Les caractéristiques et quelques enseignements de cet exercice :
- Trois armées (française, russe et autrichienne) organisées en corps d’armée, eux-mêmes articulées en divisions. Le pion tactique de base sur la carte est le régiment d’infanterie, le régiment de cavalerie ou la batterie d’artillerie. 
- Chaque tour de jeu correspond à une heure de combat.
- Seuls les divisionnaires voient le champ de bataille et jouent (déplacement des pions et résolution des combats) sous la supervision d’une direction de l’exercice et de l’animation.
- Les états-majors de corps d’armée et d’armée sont situés dans d’autres salles et communiquent avec leurs subordonnés par estafettes. La communication entre les états-majors russe et autrichien est soumise à certaines restrictions, ce qui alourdit la coordination entre les deux armées coalisées. L’armée française possède l’avantage d’une unité de commandement. 

Exemple d’ordre


- Par conséquent, cela génère un décalage croissant entre la perception de la situation par les états-majors et la réalité sur le champ de bataille. Je me suis à plusieurs reprises rendu compte que ma vision de la bataille en cours n’avait rien à voir son son déroulement effectif. A titre d’exemple, mon corps d’armée était constitué de cinq régiments d’infanterie et deux batteries d’artillerie. Dans la journée, je reçois le compte-rendu qu’un de ces régiments a été détruit. Plus tard, je constate que l’état-major de l’armée russe (mon supérieur) pense qu’il y a deux régiments d’infanterie détruits (sans que je sache comment il a eut cette information). A la fin de l’exercice, j’apprends finalement que mes régiments d’infanterie n’ont subi que des pertes légères et que seule une batterie d’artillerie a été détruite. Les états-majors palpent littéralement le brouillard de la guerre. 

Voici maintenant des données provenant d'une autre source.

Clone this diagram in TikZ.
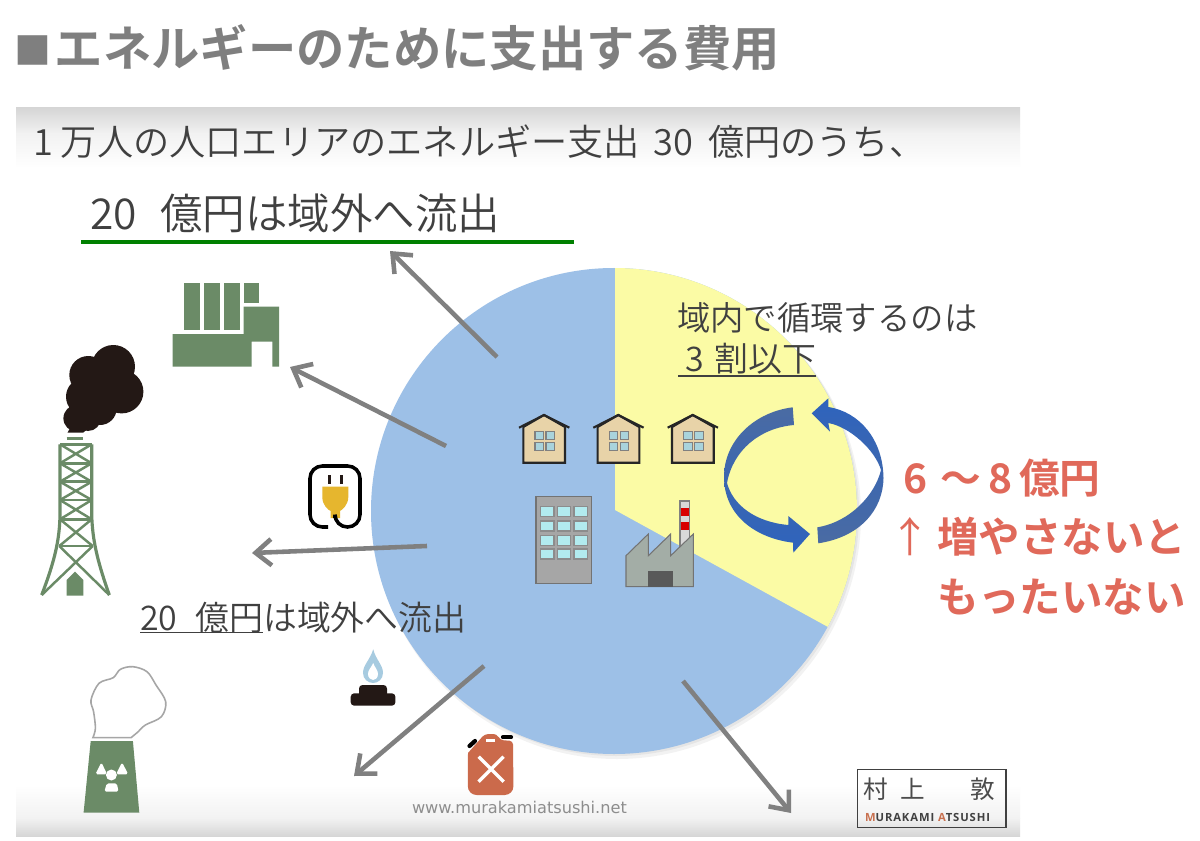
\documentclass[tikz,border=0pt]{standalone}
\usepackage{fontspec}
\usetikzlibrary{arrows.meta}
\setmainfont{Noto Sans CJK JP}[UprightFont=* DemiLight,BoldFont=* Bold]
\newfontfamily\jpreg{Noto Sans CJK JP}
\newfontfamily\urlfont{DejaVu Sans}
\newfontfamily\logofont{Open Sans}
\definecolor{pieblue}{HTML}{9DC0E7}
\definecolor{pieyellow}{HTML}{FBFBA5}
\definecolor{iconGreen}{HTML}{6B8B67}
\definecolor{soot}{HTML}{231815}
\definecolor{arrowGray}{HTML}{808080}
\definecolor{txtDark}{HTML}{404040}
\definecolor{titleGray}{HTML}{7F7F7F}
\definecolor{redTxt}{HTML}{E0695A}
\definecolor{wall}{HTML}{E8D3A8}
\definecolor{pane}{HTML}{A9D3DC}
\definecolor{logoOrange}{HTML}{C8704F}
\definecolor{bandGray}{HTML}{D6D6D6}
\definecolor{bandMid}{HTML}{F2F2F2}
\definecolor{dullBlue}{HTML}{4A6BA3}
\definecolor{satBlue}{HTML}{2E63BD}
\definecolor{plugYellow}{HTML}{E6B62E}
\definecolor{flameBlue}{HTML}{A7CBE0}
\definecolor{plantGray}{HTML}{A3ADA6}
\tikzset{
  every node/.style={inner sep=0pt,outer sep=0pt},
  lbl/.style={anchor=base west,text=txtDark},
  redlbl/.style={anchor=base west,text=redTxt,font=\fontsize{23.6}{26}\selectfont\bfseries},
  flow/.style={draw=arrowGray,line width=2.6pt,-{Straight Barb[length=9pt,width=15pt]}},
  rule/.style={draw=txtDark,line width=0.85pt},
  lattice/.style={draw=iconGreen,line width=1.4pt},
}
\begin{document}
\begin{tikzpicture}[x=0.02cm,y=-0.02cm]
\useasboundingbox (0,0) rectangle (1200,841);
\fill[white] (0,0) rectangle (1200,841);
% slide bands
\shade[top color=bandGray,bottom color=bandMid] (16,108) rectangle (1020,134);
\shade[top color=bandMid,bottom color=white] (16,134) rectangle (1020,168);
\shade[top color=white,bottom color=bandMid] (16,785) rectangle (1020,818);
\shade[top color=bandMid,bottom color=bandGray] (16,818) rectangle (1020,836);
% pie
\fill[black,opacity=.05] (617,515) circle[radius=244];
\fill[black,opacity=.05] (616,513) circle[radius=243];
\fill[pieblue] (614,511) circle[radius=243];
\begin{scope}
  \clip (614,511) circle[radius=243];
  \fill[pieyellow] (615,510) -- (615,240) -- (900,240) -- (900,667) -- (828,627) -- cycle;
\end{scope}
% texts
\node[anchor=base west,text=titleGray,font=\fontsize{27.5}{30}\selectfont\bfseries] (title) at (14,67) {\raisebox{1.5pt}{\fontsize{21}{23}\selectfont ■}\hspace{2.3pt}エネルギーのために支出する費用};
\node[lbl,font=\fontsize{20.6}{24}\selectfont] (sub) at (33,155.5) {1 万人の人口エリアのエネルギー支出\hspace{3pt} 30\hspace{4pt} 億円のうち、};
\node[lbl,font=\fontsize{24.2}{28}\selectfont] (out1) at (90,230) {20\hspace{8pt} 億円は域外へ流出};
\node[lbl,font=\fontsize{19.3}{22}\selectfont] (out2) at (140,630) {20\hspace{6pt} 億円は域外へ流出};
\node[lbl,font=\fontsize{19}{22}\selectfont] (inner1) at (677,330.5) {域内で循環するのは};
\node[lbl,font=\fontsize{19.3}{22}\selectfont] (inner2) at (685,371) {3\hspace{2pt} 割以下};
\node[redlbl,font=\fontsize{23.2}{26}\selectfont\bfseries] (red1) at (903,493) {6\,\,～\,8\,億円};
\node[redlbl] (red2) at (889,552.5) {{\jpreg\mdseries ↑}\,増やさないと};
\node[redlbl] (red3) at (937,612) {もったいない};
\node[anchor=base west,text=arrowGray!90,font=\urlfont\fontsize{9.2}{11}\selectfont] (url) at (412,813) {www.murakamiatsushi.net};
% rules
\coordinate (g1) at (81,242); \coordinate (g2) at (574,242);
\draw[draw=green!50!black,line width=2.2pt] (g1) -- (g2);
\coordinate (u1) at (140,632.5); \coordinate (u2) at (263,632.5);
\draw[rule] (u1) -- (u2);
\coordinate (u3) at (678,376); \coordinate (u4) at (816,376);
\draw[rule] (u3) -- (u4);
% arrows
\coordinate (a1s) at (497,357); \coordinate (a1e) at (390,251);
\coordinate (a2s) at (446,446); \coordinate (a2e) at (290,367);
\coordinate (a3s) at (427,546); \coordinate (a3e) at (252,553);
\coordinate (a4s) at (484,666); \coordinate (a4e) at (354,776);
\coordinate (a5s) at (683,681); \coordinate (a5e) at (791,813);
\draw[flow] (a1s) -- (a1e);
\draw[flow] (a2s) -- (a2e);
\draw[flow] (a3s) -- (a3e);
\draw[flow] (a4s) -- (a4e);
\draw[flow] (a5s) -- (a5e);
% green factory
\fill[iconGreen] (184.3,283.3) rectangle (200.3,330);
\fill[iconGreen] (204,283.3) rectangle (220,330);
\fill[iconGreen] (223.7,283.3) rectangle (239.7,330);
\fill[iconGreen] (243.7,283.3) rectangle (259.3,302.7);
\fill[iconGreen] (172.7,334) -- (243.7,334) -- (243.7,306.7) -- (279,306.7) -- (279,366.7) -- (272.3,366.7) -- (272.3,341.7) -- (251.7,341.7) -- (251.7,366.7) -- (172.7,366.7) -- cycle;
% smoke
\fill[soot] (113.3,366.7) circle[radius=21.7] (88.3,375) circle[radius=19] (85,396.7) circle[radius=19] (121.7,391.7) circle[radius=21.7] (76.7,418.3) circle[radius=13.3] (100,408.3) circle[radius=16.7] (105,385) circle[radius=20] (88,418) circle[radius=13];
\fill[soot] (67.5,432.7) -- (83,432.7) -- (93,425) -- (80,410) -- cycle;
% tower
\draw[lattice] (66.7,438.3) -- (83.3,438.3);
\draw[lattice] (60,444.3) -- (91.7,444.3) (60,463.3) -- (91.7,463.3) (60,481.7) -- (91.7,481.7) (60,500) -- (91.7,500) (60,519.3) -- (91.7,519.3) (59.3,546) -- (92.7,546);
\draw[lattice] (60,444.3) -- (91.7,463.3) (91.7,444.3) -- (60,463.3) (60,463.3) -- (91.7,481.7) (91.7,463.3) -- (60,481.7) (60,481.7) -- (91.7,500) (91.7,481.7) -- (60,500) (60,500) -- (91.7,519.3) (91.7,500) -- (60,519.3) (60,519.3) -- (92.7,546) (91.7,519.3) -- (59.3,546) (59.3,546) -- (109.3,595) (92.7,546) -- (41.7,595);
\draw[draw=iconGreen,line width=1.8pt,line join=round] (60,444.3) -- (60,515) .. controls (59.5,540) and (55,560) .. (41.7,595);
\draw[draw=iconGreen,line width=1.8pt,line join=round] (91.7,444.3) -- (91.7,515) .. controls (92.5,540) and (97,560) .. (109.3,595);
\fill[iconGreen] (66.7,595.5) -- (66.7,580) -- (75,571.7) -- (83.3,580) -- (83.3,595.5) -- cycle;
% plug
\fill[soot] (327.7,475) rectangle ++(3,8.5);
\fill[soot] (339.5,475) rectangle ++(3,8.5);
\fill[plugYellow] (322.3,486.7) -- (348.3,486.7) -- (348.3,497) .. controls (348.3,505) and (342,510) .. (340,511) -- (340,518) -- (330.7,518) -- (330.7,511) .. controls (328,510) and (322.3,505) .. (322.3,497) -- cycle;
\draw[black,line width=2pt,rounded corners=7pt] (328,527) -- (310,527) -- (310,466) -- (360,466) -- (360,527) -- (335,527) -- (335,518);
% gas burner
\fill[flameBlue] (373.2,649.3) .. controls (376,660) and (383,665) .. (383,673) .. controls (383,679) and (378,683) .. (373.2,683) .. controls (368,683) and (363,679) .. (363,673) .. controls (363,665) and (370,660) .. (373.2,649.3) -- cycle;
\fill[white] (373.2,663) .. controls (375,668) and (378,670) .. (378,674) .. controls (378,678) and (375,680) .. (373.2,680) .. controls (371,680) and (368,678) .. (368,674) .. controls (368,670) and (371,668) .. (373.2,663) -- cycle;
\fill[soot,rounded corners=2pt] (359,685) rectangle (387,698);
\fill[soot,rounded corners=2pt] (350.7,693.3) rectangle (395.4,705.7);
% nuclear
\draw[draw=black!35,fill=white,line width=0.9pt] plot[smooth,tension=0.55] coordinates {(92.9,737.7) (95.4,728.3) (93.6,711.7) (91,700) (99,683.3) (113.2,677.7) (120.4,669.3) (132.9,666.7) (147,671.7) (156,685) (165.7,701.7) (161.4,716.7) (145.4,725) (138.2,731.7) (131,737.7)} -- cycle;
\fill[iconGreen] (90.7,741) -- (132.9,741) -- (139.3,812.7) -- (83.6,812.7) -- cycle;
\fill[white] (111.4,775) circle[radius=5.5];
\fill[white,rounded corners=1pt] (101.4,762.3) -- (107.1,774.3) -- (95.4,774.3) -- cycle;
\fill[white,rounded corners=1pt] (122.1,762.3) -- (128.2,774.3) -- (116,774.3) -- cycle;
\fill[white,rounded corners=1pt] (106.8,783.3) -- (116.8,783.3) -- (118.6,791.7) -- (104.3,791.7) -- cycle;
% jerry can
\fill[fill=logoOrange!95!red] (468,753) -- (483,736) [rounded corners=2pt] -- (485,734) -- (497,734) -- (500,740) -- (513,741) [rounded corners=5pt] -- (513.5,795) -- (467.8,795) [sharp corners] -- cycle;
\fill[white] (485.7,738.7) rectangle (495.4,742.3);
\draw[black,line width=2.4pt,line cap=round] (469.5,746) -- (475,741);
\draw[black,line width=2.4pt,line cap=round] (503,737.3) -- (511,737.3);
\draw[white,line width=1.9pt] (478.6,756.7) -- (503.6,781.7) (503.6,756.7) -- (478.6,781.7);
% houses
\foreach \dx in {0,74.3,148.7}{
  \begin{scope}[shift={(\dx,0)}]
    \draw[black!85,fill=wall,line width=1.2pt] (523.3,427) -- (523.3,462.7) -- (565,462.7) -- (565,427) -- (544,415) -- cycle;
    \draw[black!85,line width=1.2pt] (519,427.7) -- (544,415) -- (569.3,427.7);
    \foreach \wx/\wy in {535/431.7,546/431.7,535/442.3,546/442.3}{
      \draw[draw=black!50,fill=pane,line width=0.6pt] (\wx,\wy) rectangle ++(8.5,8);
    }
  \end{scope}
}
% office block
\draw[draw=black!55,fill=black!35,line width=0.9pt] (536,496.7) rectangle (591.7,583.3);
\foreach \wx in {540.7,557.3,574}{
  \foreach \wy in {506.7,521,535.7,549}{
    \draw[draw=black!45,fill=pane!75!cyan!60!white,line width=0.6pt] (\wx,\wy) rectangle ++(13.3,10);
  }
}
% plant
\draw[draw=black!50,fill=black!15,line width=0.6pt] (680,501) rectangle (689.3,546);
\fill[red!85!black] (680.5,508.3) rectangle (688.8,515.7);
\fill[red!85!black] (680.5,522.3) rectangle (688.8,530);
\draw[draw=black!55,fill=plantGray,line width=0.6pt] (626,586.7) -- (626,555.7) -- (648.3,534) -- (648.3,555.7) -- (670.7,534) -- (670.7,555.7) -- (693.3,534) -- (693.3,586.7) -- cycle;
\fill[black!65] (648.3,571) rectangle (672.7,586.7);
% cycle arrows
\shade[top color=dullBlue,bottom color=satBlue] (792.7,407.3) .. controls (755,412) and (724,440) .. (724,477) .. controls (724,515) and (755,538) .. (793,542.7) -- (793.3,552.7) -- (810,534) -- (788.3,516) -- (788.3,525) .. controls (755,522) and (733,505) .. (727,483) .. controls (733,450) and (760,428) .. (794,425) -- cycle;
\shade[top color=satBlue,bottom color=dullBlue] (818.3,543.3) .. controls (860,537) and (883,510) .. (883.5,478) .. controls (883,440) and (860,412) .. (828.3,407) -- (828.3,398.3) -- (811.7,413.3) -- (830,431.7) -- (828.3,423) .. controls (850,427) and (875,450) .. (881,470) .. controls (875,495) and (850,522) .. (817.3,527.3) -- cycle;
% logo
\coordinate (lg1) at (857.3,769.3); \coordinate (lg2) at (1005.7,827.3);
\draw[draw=black!75,line width=0.9pt] (lg1) rectangle (lg2);
\node[anchor=base west,text=black!70,font=\jpreg\fontsize{14}{16}\selectfont] (logoname) at (863,798) {村\hspace{7.4pt}上\hspace{26pt}敦};
\node[anchor=base west,text=black!75,font=\logofont\bfseries\fontsize{6.4}{8}\selectfont\addfontfeature{LetterSpace=8}] (logolatin) at (865,821) {\textcolor{logoOrange}{M}URAKAMI \textcolor{logoOrange}{A}TSUSHI};
\end{tikzpicture}
\end{document}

- Dans ce brouillard, la bataille devient une accumulation de combats localisés plus ou moins bien coordonnés. A titre personnel, ma vision de la bataille s’est limitée à un front d’un à trois kilomètres, où se situaient mes propres divisions et mes voisins, en n’ayant qu’une vague idée de ce qui se déroulait dans les autres secteurs. Je garde moi-même l’intention du chef en tête afin que les ordres donnés continuent de suivre le sens général du plan initial. Il peut être tentant de ne considérer que sa portion du champ de bataille dans une vision à court terme au détriment de l’action d’ensemble. 
- La lenteur des communications (conditionnées à la qualité des messages écrits ou oraux délivrés) produit une inertie dans la manoeuvre. Il faut accepter cette inertie tout en créant les conditions pour qu’elle n’empêche pas la réalisation des objectifs fixés. L’intention du chef donnée aux subordonnés est ici cruciale : même livré à lui-même, chacun sait dans quel sens il doit orienter sa manoeuvre.
- Cette inertie laisse à chaque niveau hiérarchique une marge de manoeuvre considérable. Face aux initiatives prises par ses subordonnés, le supérieur est alors confronté à un dilemme tactique : tenter de reprendre totalement la main ou accompagner l’initiative du subordonné pour l’orienter dans le sens de sa propre intention et in fine exploiter / créer une opportunité.
- L’exercice fut passionnant et permet de toucher du doigt ce qu’était (ce qu’est ?) la conduite d’une bataille à l’ère de la poudre noire. Cela permet également de mesurer le chemin parcouru et celui qu’il reste à parcourir.